• **SET PROBLEM**
Give back exactly the lines from the beginning of the listing below to the line holding "from matplotlib.lines import Line2D", both ends included; the pictures stay out.

• **EXERCISE DATA**

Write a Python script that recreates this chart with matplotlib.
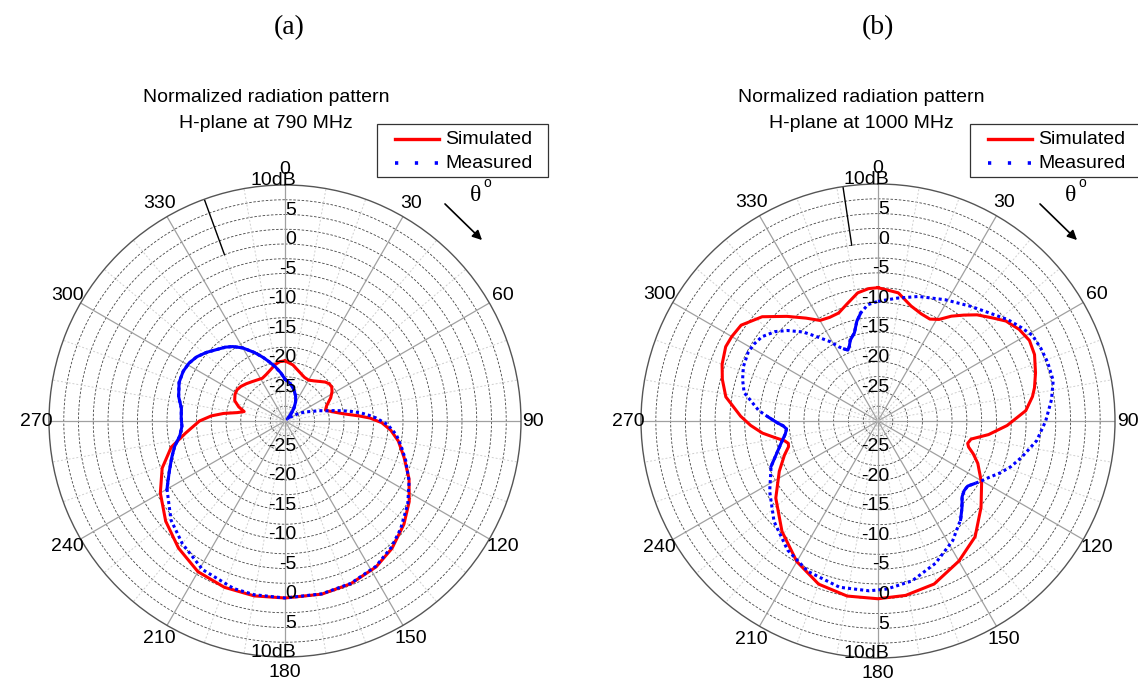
import numpy as np
import matplotlib
matplotlib.use("Agg")
import matplotlib.pyplot as plt
from matplotlib.patches import Rectangle, FancyArrowPatch
from matplotlib.lines import Line2D

# (a) H-plane pattern at 790 MHz, angle in degrees, level in dB
sim_a_deg = [0, 8, 16, 24, 30, 36, 42, 46, 50, 54, 58, 63, 70, 75, 79, 83, 86, 88,
             91, 95, 100, 107, 115, 123, 131, 140, 148, 158, 168, 180, 190, 200,
             210, 220, 230, 240, 249, 257, 263, 270, 274, 277, 280, 283, 287, 292,
             298, 303, 308, 314, 320, 326, 332, 338, 344, 350, 355, 360]
sim_a_db = [-19.8, -20.4, -21.3, -21.9, -22.0, -21.6, -21.0, -20.5, -20.2, -20.2,
            -20.6, -21.3, -22.5, -22.9, -21.8, -20.0, -17.5, -15.6, -13.6, -12.0,
            -10.5, -8.9, -6.8, -4.9, -3.3, -1.8, -0.85, -0.25, 0.0, 0.0, 0.1, 0.0,
            -0.5, -1.9, -3.6, -5.6, -7.7, -10.2, -13.0, -15.5, -17.5, -19.5,
            -21.8, -22.9, -21.8, -20.8, -20.4, -20.3, -20.5, -20.9, -21.3, -21.6,
            -21.8, -21.5, -21.0, -20.3, -19.9, -19.8]

meas_a_deg = [0, 8, 16, 23, 29, 34, 38, 44, 50, 55, 61, 67, 71, 73, 76, 78, 80, 82,
              84, 86, 88, 92, 97, 102, 108, 116, 124, 133, 140, 148, 158, 168, 180,
              190, 197, 209, 220, 229, 240, 246, 252, 257, 262, 267, 272, 277, 283,
              290, 296, 301, 306, 311, 316, 321, 325, 330, 336, 341, 345, 350, 355,
              360]
meas_a_db = [-22.9, -23.6, -24.5, -25.4, -26.3, -27.2, -28.0, -29.0, -29.5, -28.8,
             -27.3, -26.0, -25.0, -24.0, -22.9, -21.5, -20.0, -18.5, -17.0, -15.8,
             -14.6, -12.6, -11.0, -9.9, -8.5, -6.6, -4.9, -3.2, -2.0, -0.95, -0.3,
             -0.05, 0.0, -0.1, -0.3, -1.2, -2.9, -4.4, -6.9, -8.5, -9.8, -10.8,
             -12.0, -12.5, -12.4, -12.3, -11.5, -10.9, -10.8, -11.0, -11.5, -12.3,
             -13.2, -13.9, -14.6, -15.7, -17.3, -18.6, -19.6, -20.7, -21.8, -22.9]

# (b) H-plane pattern at 1000 MHz
sim_b_deg = [0, 9, 16, 22, 27, 31, 35, 39, 43, 48, 52, 57, 62, 67, 73, 78, 81, 86,
             92, 97, 101, 104, 106, 109, 113, 121, 130, 140, 150, 161, 171, 180,
             190, 200, 210, 221, 233, 243, 250, 254, 256, 258, 261, 264, 268, 272,
             279, 285, 290, 296, 300, 305, 312, 319, 325, 330, 335, 340, 345, 351,
             356, 360]
sim_b_db = [-7.5, -8.1, -9.8, -10.5, -10.7, -10.0, -8.4, -7.0, -5.5, -4.0, -2.6,
            -1.6, -1.05, -1.3, -2.2, -3.0, -3.6, -5.0, -8.2, -11.2, -14.0, -14.4,
            -14.1, -13.0, -11.7, -9.6, -7.3, -4.5, -2.7, -0.9, -0.2, 0.0, 0.0,
            -0.7, -2.6, -5.3, -8.4, -11.3, -13.2, -14.3, -14.4, -13.9, -12.3,
            -10.4, -8.5, -6.8, -4.0, -2.8, -2.0, -1.4, -1.5, -1.8, -3.7, -6.6,
            -8.8, -10.4, -10.7, -10.6, -9.6, -8.1, -7.6, -7.5]

meas_b_deg = [0, 9, 18, 29, 39, 45, 52, 57, 61, 66, 71, 77, 83, 90, 97, 104, 109,
              113, 117, 120, 123, 126, 129, 132, 136, 140, 148, 158, 168, 177, 183,
              193, 205, 215, 226, 237, 247, 257, 262, 265, 267, 269, 272, 275, 282,
              287, 292, 298, 302, 306, 311, 315, 320, 324, 329, 332, 335, 337, 339,
              341, 345, 348, 351, 355, 360]
meas_b_db = [-9.8, -9.0, -7.9, -6.6, -5.1, -4.0, -2.2, -1.1, -0.2, 0.1, 0.3, 0.35,
             -0.5, -1.7, -3.0, -4.95, -6.3, -7.6, -9.0, -9.8, -10.6, -11.3, -11.3,
             -10.9, -9.6, -8.3, -6.2, -4.1, -2.4, -1.6, -1.3, -1.2, -2.0, -3.4,
             -5.6, -8.2, -10.4, -13.2, -14.2, -14.5, -14.0, -13.0, -11.5, -9.8,
             -6.9, -6.1, -5.5, -5.2, -5.4, -5.8, -7.0, -8.4, -10.4, -12.4, -14.4,
             -15.8, -16.6, -17.0, -16.5, -15.6, -14.6, -12.8, -11.5, -10.3, -9.8]

R_MIN, R_MAX = -30, 10
W, H = 1138, 684

plt.rcParams['font.family'] = ['Liberation Sans', 'DejaVu Sans']
plt.rcParams['font.size'] = 14

fig = plt.figure(figsize=(W / 100, H / 100), dpi=100)
fig.patch.set_facecolor('white')


def fx(x):
    return x / W


def fy(y):
    return 1 - y / H


def polar_frame(cx, cy, rad, stray_deg):
    ax = fig.add_axes([fx(cx - rad), fy(cy + rad), 2 * rad / W, 2 * rad / H],
                      projection='polar')
    ax.set_theta_zero_location('N')
    ax.set_theta_direction(-1)
    ax.set_ylim(R_MIN, R_MAX)
    ax.set_xticks([])
    ax.set_yticks([])
    ax.grid(False)
    ax.spines['polar'].set_color('#555555')
    ax.spines['polar'].set_linewidth(1.0)

    full = np.linspace(0, 2 * np.pi, 721)
    for r in np.arange(-27.5, 10, 2.5):
        ax.plot(full, np.full_like(full, r), color='#444444', lw=0.6,
                ls=(0, (3, 2)), zorder=1)
    for d in range(0, 360, 10):
        t = np.radians(d)
        if d % 30 == 0:
            ax.plot([t, t], [R_MIN, R_MAX], color='#a0a0a0', lw=0.9, zorder=1)
        else:
            ax.plot([t, t], [R_MIN, R_MAX], color='#cfcfcf', lw=0.7,
                    ls=(0, (2, 2)), zorder=1)
    ts = np.radians(stray_deg)
    ax.plot([ts, ts], [0, R_MAX], color='black', lw=1.0, zorder=2)

    # angle labels around the rim
    for d in range(0, 360, 30):
        r_lab = 12.1 if d in (90, 270) else 12.6
        ax.text(np.radians(d), r_lab, str(d), ha='center', va='center', clip_on=False)

    # dB scale along the vertical diameter
    for v in [10, 5, 0, -5, -10, -15, -20, -25]:
        lbl = '10dB' if v == 10 else str(v)
        for t in (0, np.pi):
            ax.annotate(lbl, xy=(t, v), xytext=(8, 3), textcoords='offset points',
                        ha='right', va='center', zorder=5)
    return ax


def draw_curves(ax, s_deg, s_db, m_deg, m_db, solid_ranges):
    ax.plot(np.radians(s_deg), s_db, color='red', lw=2.2, zorder=3)
    m_deg = np.asarray(m_deg, float)
    m_db = np.asarray(m_db, float)
    ax.plot(np.radians(m_deg), m_db, color='blue', lw=2.2, ls=(0, (1, 1)), zorder=4)
    for lo, hi in solid_ranges:
        sel = (m_deg >= lo) & (m_deg <= hi)
        ax.plot(np.radians(m_deg[sel]), m_db[sel], color='blue', lw=2.2, zorder=4)


def header(cx_title, title2, box_left, arrow_x):
    fig.text(fx(cx_title), fy(98), 'Normalized radiation pattern',
             ha='center', va='center')
    fig.text(fx(cx_title), fy(123), title2, ha='center', va='center')

    # legend box drawn by hand
    fig.add_artist(Rectangle((fx(box_left), fy(177)), 171 / W, 53 / H,
                             transform=fig.transFigure, facecolor='white',
                             edgecolor='#333333', lw=0.9, zorder=6))
    x0, x1 = box_left + 18, box_left + 62
    fig.add_artist(Line2D([fx(x0), fx(x1)], [fy(139), fy(139)], color='red',
                          lw=2.4, transform=fig.transFigure, zorder=7))
    fig.add_artist(Line2D([fx(x0), fx(x1)], [fy(163), fy(163)], color='blue',
                          lw=2.6, ls=(0, (0.9, 4.6)), transform=fig.transFigure,
                          zorder=7))
    fig.text(fx(box_left + 68), fy(139), 'Simulated', ha='left', va='center',
             zorder=7)
    fig.text(fx(box_left + 68), fy(163), 'Measured', ha='left', va='center',
             zorder=7)

    fig.text(fx(arrow_x + 33), fy(196), 'θ', family='Liberation Serif',
             fontsize=17, ha='center', va='center')
    fig.text(fx(arrow_x + 44), fy(183), 'o', fontsize=10, ha='center', va='center')
    fig.add_artist(FancyArrowPatch((fx(arrow_x), fy(202)), (fx(arrow_x + 41), fy(242)),
                                   transform=fig.transFigure, arrowstyle='-|>',
                                   mutation_scale=14, color='black', lw=1.2))


ax_a = polar_frame(285, 421, 236, 340)
draw_curves(ax_a, sim_a_deg, sim_a_db, meas_a_deg, meas_a_db, [(240, 360), (0, 48)])
header(266, 'H-plane at 790 MHz', 377, 443)

ax_b = polar_frame(878, 421, 237, 351.5)
draw_curves(ax_b, sim_b_deg, sim_b_db, meas_b_deg, meas_b_db,
            [(122, 142), (240, 272), (334, 353)])
header(861, 'H-plane at 1000 MHz', 970, 1038)

fig.text(fx(289), fy(28), '(a)', family='Liberation Serif', fontsize=20,
         ha='center', va='center')
fig.text(fx(878), fy(28), '(b)', family='Liberation Serif', fontsize=20,
         ha='center', va='center')

fig.savefig('out.png', dpi=100)
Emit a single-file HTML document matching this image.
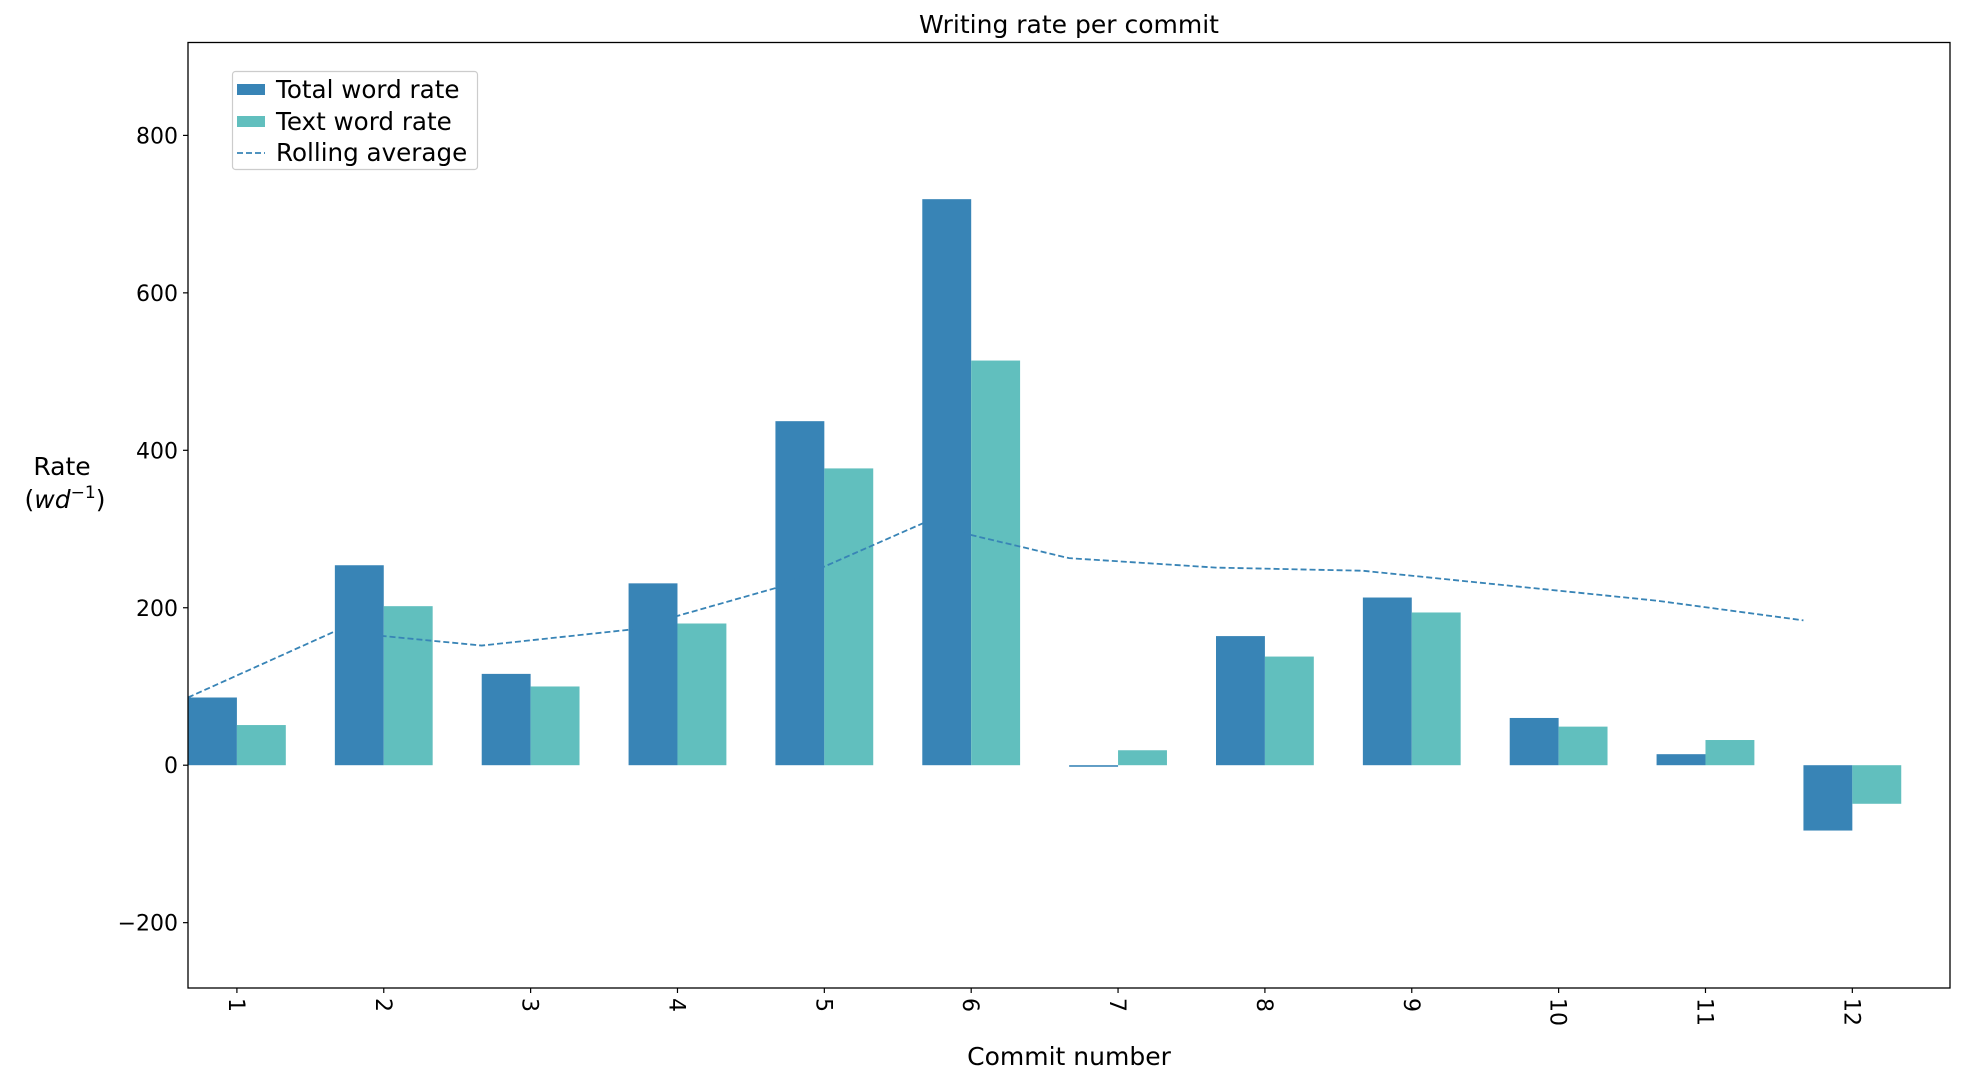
<!DOCTYPE html>
<html><head><meta charset="utf-8"><style>
html,body{margin:0;padding:0;background:#fff;}
svg text{font-family:"DejaVu Sans","Liberation Sans",sans-serif;fill:#000;}
</style></head><body>
<svg id="chart" width="1964" height="1083" viewBox="0 0 1964 1083" xmlns="http://www.w3.org/2000/svg">
<text x="1069" y="33" font-size="25" text-anchor="middle">Writing rate per commit</text>
<g id="bars"></g>
<g id="line"></g>
<rect x="188" y="42.5" width="1762" height="945.5" fill="none" stroke="#000" stroke-width="1.3"/>
<g id="yticks"></g>
<g id="xticks"></g>
<text x="1069" y="1065" font-size="25" text-anchor="middle">Commit number</text>
<text x="62" y="475" font-size="25" text-anchor="middle">Rate</text>
<text x="65" y="508" font-size="25" text-anchor="middle">(<tspan font-style="italic">wd</tspan><tspan font-size="17" dy="-10">−1</tspan><tspan dy="10">)</tspan></text>
<g>
<rect x="232.5" y="71.5" width="245" height="98" rx="3" fill="#fff" stroke="#ccc" stroke-width="1.2"/>
<rect x="237" y="84" width="28" height="11" fill="#3884b6"/>
<text x="276" y="98" font-size="24.6">Total word rate</text>
<rect x="237" y="116" width="28" height="11" fill="#61bfbe"/>
<text x="276" y="130" font-size="24.6">Text word rate</text>
<line x1="237" y1="153" x2="265" y2="153" stroke="#3884b6" stroke-width="1.8" stroke-dasharray="6,3"/>
<text x="276" y="161" font-size="24.6">Rolling average</text>
</g>
</svg>
<script>
const categories = [1,2,3,4,5,6,7,8,9,10,11,12];
const totalRate = [86,254,116,231,437,719,-2,164,213,60,14,-83];
const textRate = [51,202,100,180,377,514,19,138,194,49,32,-49];
const rollingAvg = [86,170,152,172,225,307,263,251,247,228,209,184];
const yTicks = [-200,0,200,400,600,800];
const NS = "http://www.w3.org/2000/svg";
const L=188,R=1950,T=42.5,B=988;
const xmin=0.667,xmax=12.665,ymin=-283,ymax=918;
const X=v=>L+(v-xmin)/(xmax-xmin)*(R-L);
const Y=v=>B-(v-ymin)/(ymax-ymin)*(B-T);
const bw=0.333;
function mk(tag,attrs){const e=document.createElementNS(NS,tag);for(const k in attrs)e.setAttribute(k,attrs[k]);return e;}
const bars=document.getElementById('bars');
categories.forEach((c,i)=>{
  const x0=X(c-bw),x1=X(c),x2=X(c+bw);
  let v=totalRate[i];
  let r=mk('rect',{x:x0,y:Math.min(Y(v),Y(0)),width:x1-x0,height:Math.max(Math.abs(Y(v)-Y(0)),1),fill:'#3884b6'});
  
  
  bars.appendChild(r);
  v=textRate[i];
  r=mk('rect',{x:x1,y:Math.min(Y(v),Y(0)),width:x2-x1,height:Math.max(Math.abs(Y(v)-Y(0)),1),fill:'#61bfbe'});
  
  
  bars.appendChild(r);
});
const pts=categories.map((c,i)=>X(c-bw)+','+Y(rollingAvg[i])).join(' ');
const pl=mk('polyline',{points:pts,fill:'none',stroke:'#3884b6','stroke-width':1.8,'stroke-dasharray':'6,3'});


document.getElementById('line').appendChild(pl);
const yt=document.getElementById('yticks');
yTicks.forEach(t=>{
  const y=Y(t);
  const ln=mk('line',{x1:L-5,x2:L,y1:y,y2:y,stroke:'#000','stroke-width':1.2});
  
  
  yt.appendChild(ln);
  const tx=mk('text',{x:L-10,y:y+8,'font-size':22,'text-anchor':'end'});
  
  
  tx.textContent=t<0?'\u2212'+Math.abs(t):String(t);
  yt.appendChild(tx);
});
const xt=document.getElementById('xticks');
categories.forEach(c=>{
  const x=X(c);
  const ln=mk('line',{x1:x,x2:x,y1:B,y2:B+5,stroke:'#000','stroke-width':1.2});
  
  
  xt.appendChild(ln);
  const tx=mk('text',{x:0,y:0,'font-size':22,transform:`translate(${x-8},${B+10}) rotate(90)`});
  
  
  tx.textContent=String(c);
  xt.appendChild(tx);
});
</script>
</body></html>
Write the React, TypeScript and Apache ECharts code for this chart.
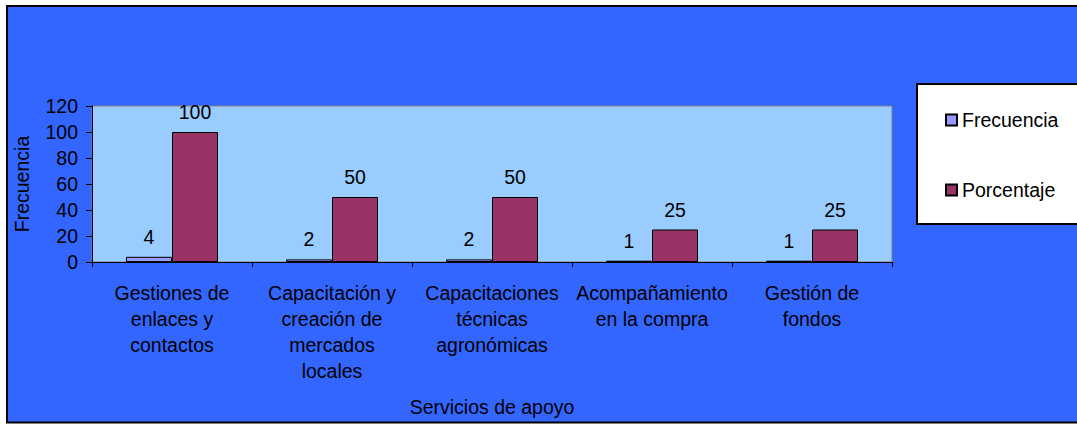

• **EXERCISE ANSWER**
Write a Python script that recreates this chart with matplotlib.
import numpy as np
import matplotlib
matplotlib.use("Agg")
import matplotlib.pyplot as plt
from matplotlib.patches import Rectangle, FancyArrowPatch
from matplotlib.lines import Line2D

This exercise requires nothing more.